February 16, 2006
Faculty lecturer to speak about helping aggressive children
Carolyn Webster-Stratton, a professor in the UW School of Nursing and founding director of the UW Parenting Clinic, will present the 2005-2006 UW Annual Faculty Lecture. This honor is bestowed on one faculty member each year to recognize outstanding accomplishments in research, teaching or academics.
Webster-Stratton will present a talk titled Helping Young Aggressive Children Beat the Odds: Parents, Teachers, Schools and Dinosaurs, at 7:30 p.m. Tuesday, Feb. 21, in 130 Kane. The event is free and open to the public.
During her lecture, Webster-Stratton will review how and why aggression develops in children. Early childhood is a strategic time for schools and families to focus on socializing children. She will show how “friendly dinosaurs” can help take the bite out of anger by teaching children self-control processes such as emotion management, problem solving and social skills, and avoiding physical aggression.
As many as 8 percent of young children are highly aggressive, oppositional and difficult to parent or teach. Long-term studies show that such children frequently develop conduct disorders that lead to delinquency, violence and substance abuse. Because conduct disorders are the most expensive mental health disorder in this country, this is a problem of public health importance.
Webster-Stratton, professor of family and child nursing, has spent 25 years researching ways to help prevent and treat aggressive behavior in young children, as well as developing and researching programs to promote children’s social and emotional competence. She joined the UW faculty in 1976 and holds adjunct appointments in the Department of Psychology and School of Social Work.
Webster-Stratton, a licensed clinical psychologist and nurse practitioner, has conducted nine randomized trials evaluating the impact of parent, teacher and child training programs for reducing young children’s behavior problems and promoting their social, emotional and academic ability. She has developed evidence-based prevention and treatment programs that have been translated into a number of languages and are being used by teachers and mental health specialists in nearly 20 countries around the world. She has published numerous scientific articles, books, and training videotapes for parents, teachers and children. In recent years she has researched the use of her parent, teacher and child training programs as school-based prevention programs delivered in day care centers, Head Start and the early grades of public schools.
In 1997, Webster-Stratton received the National Mental Health Lela Rowland Prevention Award from the National Mental Health Association for her interventions with families. She also has received the prestigious National Mental Health Research Scientist Award from the National Institute of Mental Health. An evaluation of her treatment program for children with conduct problems by an independent commission of the American Psychological Association found it to be one of only two evidence-based programs shown to reduce aggression in children ages 4 to 8.
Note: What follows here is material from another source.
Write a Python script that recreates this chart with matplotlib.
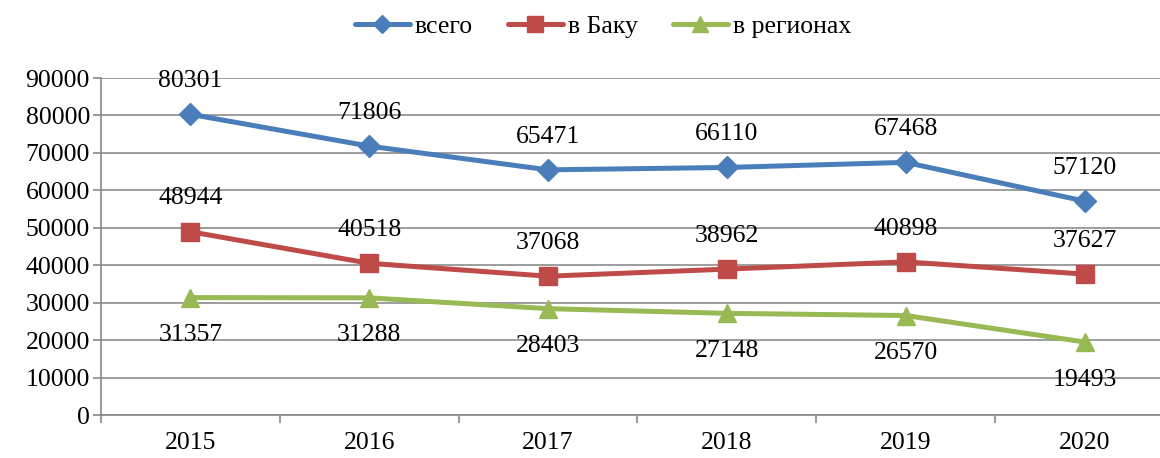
import matplotlib.pyplot as plt

plt.rcParams['font.family'] = ['Liberation Serif', 'DejaVu Serif']

years = ['2015', '2016', '2017', '2018', '2019', '2020']
total = [80301, 71806, 65471, 66110, 67468, 57120]
baku = [48944, 40518, 37068, 38962, 40898, 37627]
regions = [31357, 31288, 28403, 27148, 26570, 19493]

fs = 18.5
fig = plt.figure(figsize=(11.6, 4.58), dpi=100)
# plot area runs a little past the right edge of the figure
ax = fig.add_axes([101 / 1160, 43 / 458, 1073 / 1160, 337 / 458])

x = range(len(years))
series = [
    (total, 'всего', '#4A7EBB', 'D', 11, 24),
    (baku, 'в Баку', '#BE4B48', 's', 13, 24),
    (regions, 'в регионах', '#98B954', '^', 13, -27),
]
for vals, name, col, mk, ms, dy in series:
    ax.plot(x, vals, color=col, lw=3.6, marker=mk, markersize=ms,
            label=name, solid_capstyle='round')
    for i, v in enumerate(vals):
        ax.annotate(str(v), (i, v), xytext=(0, dy), textcoords='offset points',
                    ha='center', va='center', fontsize=fs)

ax.set_xlim(-0.5, len(years) - 0.5)
ax.set_ylim(0, 90000)
ax.set_yticks(range(0, 90001, 10000))
ax.set_xticks(list(x))
ax.set_xticklabels(years)
ax.set_xticks([i + 0.5 for i in range(-1, len(years))], minor=True)
ax.tick_params(axis='x', which='major', length=0, pad=12, labelsize=fs)
ax.tick_params(axis='x', which='minor', length=6, color='#888888', width=1.2)
ax.tick_params(axis='y', length=6, color='#888888', width=1.2, labelsize=fs, pad=2)
ax.grid(axis='y', color='#8c8c8c', lw=1.2)
ax.set_axisbelow(True)
for s in ['top', 'right']:
    ax.spines[s].set_visible(False)
for s in ['left', 'bottom']:
    ax.spines[s].set_color('#888888')
    ax.spines[s].set_linewidth(1.2)

fig.legend(loc='center', bbox_to_anchor=(603 / 1160, 1 - 27 / 458), ncol=3,
           frameon=False, fontsize=fs, handlelength=2.15, handletextpad=0.2,
           columnspacing=1.35, markerscale=0.85)

fig.savefig('out.png', dpi=100)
Her treatment programs also have received numerous “best practices” reviews — including those from the Office of Juvenile Delinquency Prevention, Blueprints for Violence Prevention and the Center for Substance Abuse Prevention — recognizing them as model programs that have a proven evidence base for treatment of children’s conduct problems. During the past 25 years, she and her Parenting Clinic staff of mental health workers have assessed and treated more than 500 children diagnosed with conduct problems and offered prevention programs to over 3,000 children in Seattle area schools.